扶養内で働いて税金や社会保険料の負担を抑えたい場合、意識しなければならないのは「103万円の壁」「130万円の壁」などと呼ばれる、扶養を外れる収入額のボーダーラインです。壁を超えないように働き方を調整する際に、通勤にかかる交通費は含めるのか、除いてもよいのか迷った人もいるでしょう。
そこで本記事では、扶養内で働くときの収入の壁に交通費は含めるのかどうかを、ケース別に解説します。
【103万円の壁】通勤手当には1ヶ月当たりの非課税枠が設けられている
交通費が時給とは別に「通勤手当」「交通費」などの名目で支給されている場合、国が定めた非課税限度額を超えない範囲であれば103万円の判定に影響せず、所得税は課税されません。交通費の非課税限度額は、図表1のように定められています。
【図表1】
(1)交通機関、有料道路を利用している | 合理的な経路・方法による運賃の額(最高限度15万円) |
(2)自動車や自転車で通勤している | 距離に応じて最高限度3万1600円 |
(3)通勤定期券を支給されている | 合理的な経路・方法による運賃の額(最高限度15万円) |
(4)1と2または3の併用 | 合理的な経路・方法による運賃の額と(2)の合計額(最高限度15万円) |
国税庁「通勤手当の非課税限度額の引上げについて」より筆者作成
交通機関を利用して片道800円の交通費がかかる場合、1ヶ月に20日出勤したとしても合計で3万2000円です。わざと遠回りをして出勤しているなど不合理と判断される事情がなければ、交通費を全額受け取っても非課税です。

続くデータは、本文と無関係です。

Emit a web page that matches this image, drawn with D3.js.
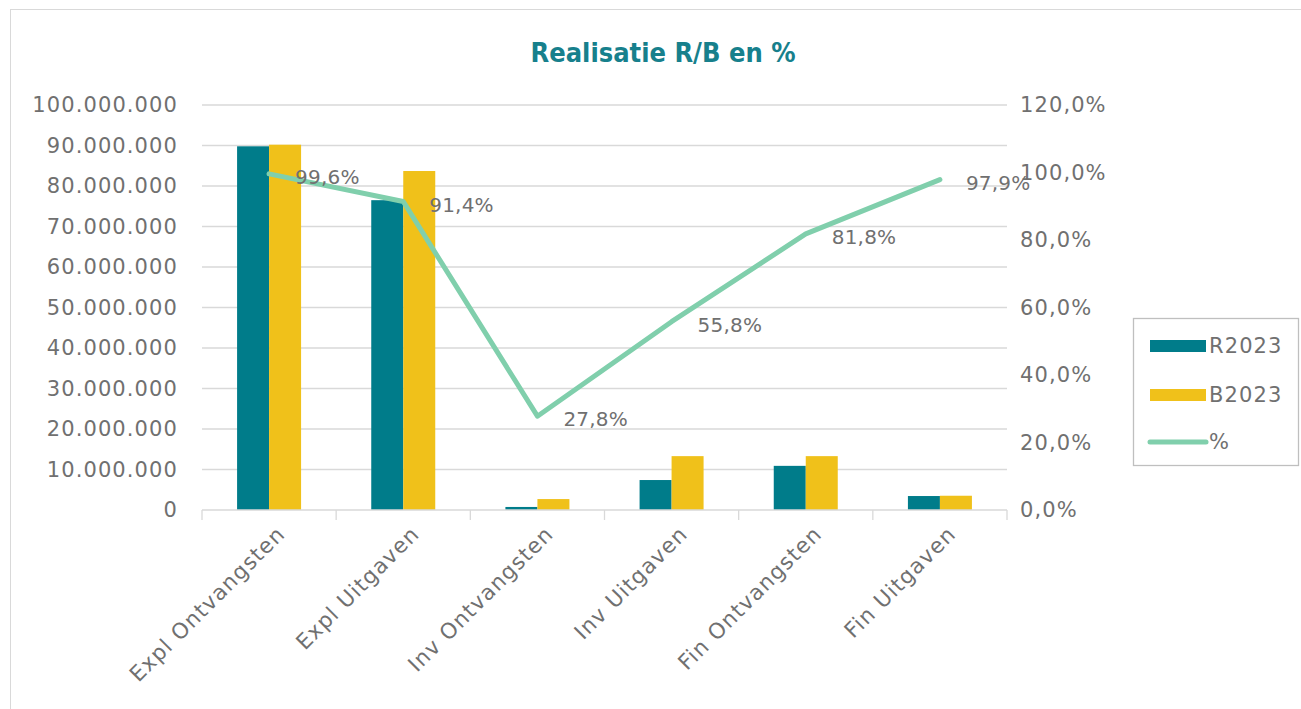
<!DOCTYPE html>
<html>
<head>
<meta charset="utf-8">
<script src="https://cdn.jsdelivr.net/npm/d3@7/dist/d3.min.js"></script>
<style>
  body { margin: 0; background: #fff; }
  text { font-family: "DejaVu Sans", "Noto Sans", sans-serif; letter-spacing: 1.1px; }
  text.title { font-family: "DejaVu Sans Condensed", "DejaVu Sans", sans-serif; letter-spacing: 0; }
  text.dlabel { letter-spacing: 0.2px; }
</style>
</head>
<body>
<script>
// Data
var categories = ["Expl Ontvangsten", "Expl Uitgaven", "Inv Ontvangsten", "Inv Uitgaven", "Fin Ontvangsten", "Fin Uitgaven"];
var realisatie = [89800000, 76500000, 750000, 7400000, 10900000, 3450000];
var begroting = [90200000, 83700000, 2700000, 13300000, 13300000, 3520000];
var percentage = [99.6, 91.4, 27.8, 55.8, 81.8, 97.9];
var leftTicks = [0, 10000000, 20000000, 30000000, 40000000, 50000000, 60000000, 70000000, 80000000, 90000000, 100000000];
var rightTicks = [0, 20, 40, 60, 80, 100, 120];
var seriesNames = ["R2023", "B2023", "%"];

var colR = "#007c8a", colB = "#f0c11a", colLine = "#80cfac", textCol = "#707070";

var width = 1301, height = 709;
var svg = d3.select("body").append("svg")
  .attr("width", width)
  .attr("height", height);

// chart border
svg.append("rect")
  .attr("x", 10.5).attr("y", 9.5)
  .attr("width", 1320).attr("height", 720)
  .attr("fill", "none").attr("stroke", "#d9d9d9");

var plotLeft = 202, plotRight = 1007, plotTop = 105, plotBottom = 510;

var x = d3.scaleBand().domain(categories).range([plotLeft, plotRight]);
var yL = d3.scaleLinear().domain([0, 100000000]).range([plotBottom, plotTop]);
var yR = d3.scaleLinear().domain([0, 120]).range([plotBottom, plotTop]);

var fmtL = function (d) { return d3.format(",")(d).replace(/,/g, "."); };
var fmtR = function (d) { return d3.format(".1f")(d).replace(".", ",") + "%"; };

// title
svg.append("text")
  .attr("class", "title")
  .attr("x", 663).attr("y", 62)
  .attr("text-anchor", "middle")
  .attr("fill", "#17808c")
  .style("font-size", "27px").style("font-weight", "700")
  .text("Realisatie R/B en %");

// gridlines
svg.append("g").selectAll("line")
  .data(leftTicks.slice(1))
  .join("line")
  .attr("x1", plotLeft).attr("x2", plotRight)
  .attr("y1", function (d) { return yL(d); })
  .attr("y2", function (d) { return yL(d); })
  .attr("stroke", "#d9d9d9").attr("stroke-width", 1.3);

// left axis labels
svg.append("g").selectAll("text")
  .data(leftTicks)
  .join("text")
  .attr("x", 178)
  .attr("y", function (d) { return yL(d); })
  .attr("dy", "0.35em")
  .attr("text-anchor", "end")
  .attr("fill", textCol)
  .style("font-size", "21px")
  .text(fmtL);

// right axis labels
svg.append("g").selectAll("text")
  .data(rightTicks)
  .join("text")
  .attr("x", 1020)
  .attr("y", function (d) { return yR(d); })
  .attr("dy", "0.35em")
  .attr("text-anchor", "start")
  .attr("fill", textCol)
  .style("font-size", "21px")
  .text(fmtR);

// bars
var bw = 32;
var barG = svg.append("g");
barG.selectAll("rect.r")
  .data(realisatie)
  .join("rect").attr("class", "r")
  .attr("x", function (d, i) { return x(categories[i]) + x.bandwidth() / 2 - bw; })
  .attr("y", function (d) { return yL(d); })
  .attr("width", bw)
  .attr("height", function (d) { return plotBottom - yL(d); })
  .attr("fill", colR);
barG.selectAll("rect.b")
  .data(begroting)
  .join("rect").attr("class", "b")
  .attr("x", function (d, i) { return x(categories[i]) + x.bandwidth() / 2; })
  .attr("y", function (d) { return yL(d); })
  .attr("width", bw)
  .attr("height", function (d) { return plotBottom - yL(d); })
  .attr("fill", colB);

// x axis line + ticks
var axisG = svg.append("g");
axisG.append("line")
  .attr("x1", plotLeft).attr("x2", plotRight)
  .attr("y1", plotBottom).attr("y2", plotBottom)
  .attr("stroke", "#d9d9d9").attr("stroke-width", 1.3);
var bounds = categories.map(function (c) { return x(c); }).concat([plotRight]);
axisG.selectAll("line.tick")
  .data(bounds)
  .join("line").attr("class", "tick")
  .attr("x1", function (d) { return d; }).attr("x2", function (d) { return d; })
  .attr("y1", plotBottom).attr("y2", plotBottom + 10)
  .attr("stroke", "#d9d9d9").attr("stroke-width", 1.3);

// category labels
axisG.selectAll("text")
  .data(categories)
  .join("text")
  .attr("transform", function (d) {
    return "translate(" + (x(d) + x.bandwidth() / 2 + 12) + "," + (plotBottom + 20) + ") rotate(-45)";
  })
  .attr("text-anchor", "end")
  .attr("dy", "0.35em")
  .attr("fill", textCol)
  .style("font-size", "21.5px")
  .text(function (d) { return d; });

// line
var line = d3.line()
  .x(function (d, i) { return x(categories[i]) + x.bandwidth() / 2; })
  .y(function (d) { return yR(d); });
svg.append("path")
  .datum(percentage)
  .attr("d", line)
  .attr("fill", "none")
  .attr("stroke", colLine)
  .attr("stroke-width", 5)
  .attr("stroke-linejoin", "round")
  .attr("stroke-linecap", "round");

// data labels
svg.append("g").selectAll("text")
  .data(percentage)
  .join("text")
  .attr("class", "dlabel")
  .attr("x", function (d, i) { return x(categories[i]) + x.bandwidth() / 2 + 26; })
  .attr("y", function (d) { return yR(d) + 3; })
  .attr("dy", "0.35em")
  .attr("fill", textCol)
  .style("font-size", "20px")
  .text(function (d) { return fmtR(d); });

// legend
var lg = svg.append("g");
lg.append("rect")
  .attr("x", 1133.5).attr("y", 318.5)
  .attr("width", 165).attr("height", 147)
  .attr("fill", "#fff").attr("stroke", "#bfbfbf").attr("stroke-width", 1.3);
var legY = [346, 395, 442];
seriesNames.forEach(function (s, i) {
  if (i < 2) {
    lg.append("rect")
      .attr("x", 1150).attr("y", legY[i] - 6)
      .attr("width", 56).attr("height", 12)
      .attr("fill", i === 0 ? colR : colB);
  } else {
    lg.append("line")
      .attr("x1", 1150).attr("x2", 1206)
      .attr("y1", legY[i]).attr("y2", legY[i])
      .attr("stroke", colLine).attr("stroke-width", 5)
      .attr("stroke-linecap", "round");
  }
  lg.append("text")
    .attr("x", 1209).attr("y", legY[i])
    .attr("dy", "0.35em")
    .attr("fill", textCol)
    .style("font-size", "21px")
    .text(s);
});
</script>
</body>
</html>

ただし、交通費が別途支給されておらず時給に含まれている場合は、交通費も所得に含まれます。交通費として消費している金額も含めて103万円を超えれば所得税が課税される(扶養を外れる)ため注意しましょう。
【社会保険の扶養】130万円の壁の判定時は交通費を含む
社会保険の被扶養者資格の基準である、130万円の壁の判定時はどうでしょうか。
社会保険の被扶養者になるための収入の要件は、「年間収入が130万円未満かつ扶養者の2分の1未満である」ことです。判断の対象は所得ではなく年間収入であるため、通勤手当などの非課税の収入や手当もすべて含めて考える必要があります。
自分自身で社会保険料を負担しないでよい範囲で働きたい場合は、収入の調整をするときに、交通費を失念しないように注意しましょう。